N’avais-je pas intérêt, romancier que je suis, à enrober les réflexions théoriques que je voulais exprimer sur le hasard de la substance sensuelle de la vie même ? Il est sans doute illusoire de vouloir extraire un seul élément de l’écheveau des causes enchevêtrées qui président à l’origine d’un livre. Comment, en effet, retrouver la figure initiale, l’image ou l’idée première qui a amorcé l’écriture d’un livre derrière les multiples couches de sédiments, les dépôts successifs, l’accumulation de mots et de variantes, de renoncements et de retours en arrière, d’idées, d’ébauches, de scènes entrevues et abandonnées, de chatoiements de couleurs et d’émotions qui se sont amoncelés et mélangés tout au long des mois de maturation et d’écriture, mais l’intuition première, l’étincelle initiale qui est à l’origine de Made in China, je l’ai eue dans la voiture qui me menait à la Foire de Canton en ce jour de novembre 2014 (p. 124).

Une «lueur de fiction» (p. 114) se mêle au «quotidien réel» (p. 121) : «Car même si c’est le réel que je romance, il est indéniable que je romance» (p. 114). Dès lors, il est difficile de définir Made in China. Autofiction ? Roman ? Fiction ? Récit ?

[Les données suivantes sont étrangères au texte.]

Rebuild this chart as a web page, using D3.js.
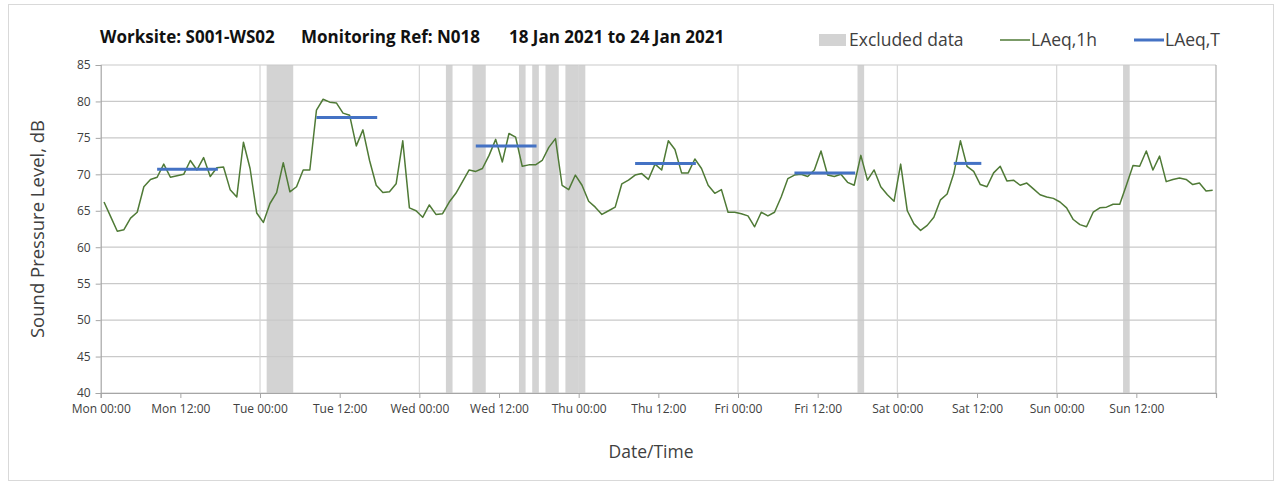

Mais ce n’est pas uniquement à l’écriture de ce livre que réfléchit Toussaint; un long développement porte sur la nature même du geste d’écrire chez lui (p. 70-84), voire sur toute création artistique. Comment celle-ci fait-elle vaciller «l’ordre du réel» (p. 70) ? Peut-elle isoler des «bruits extérieurs du monde» (p. 73) ? De quelle façon fait-elle résonner entre elles plusieurs temporalités ? Que choisir dans la «dualité inhérente à la création — ce qu’on contrôle, ce qui échappe» (p. 80) ? Faut-il choisir ?

«Je suis chez moi, dans ce livre […]», écrit Toussaint (p. 150). C’est incontestable, mais il n’y est pas seul.

P.-S.—«De casuistes nuances avaient surgis» (p. 175) : ce «s» à «surgis» fait mal à lire.

 

Références

Toussaint, Jean-Philippe, Nue. Roman, Paris, Éditions de Minuit, 2013, 169 p.

Toussaint, Jean-Philippe, Made in China, Paris, Éditions de Minuit, 2017, 187 p.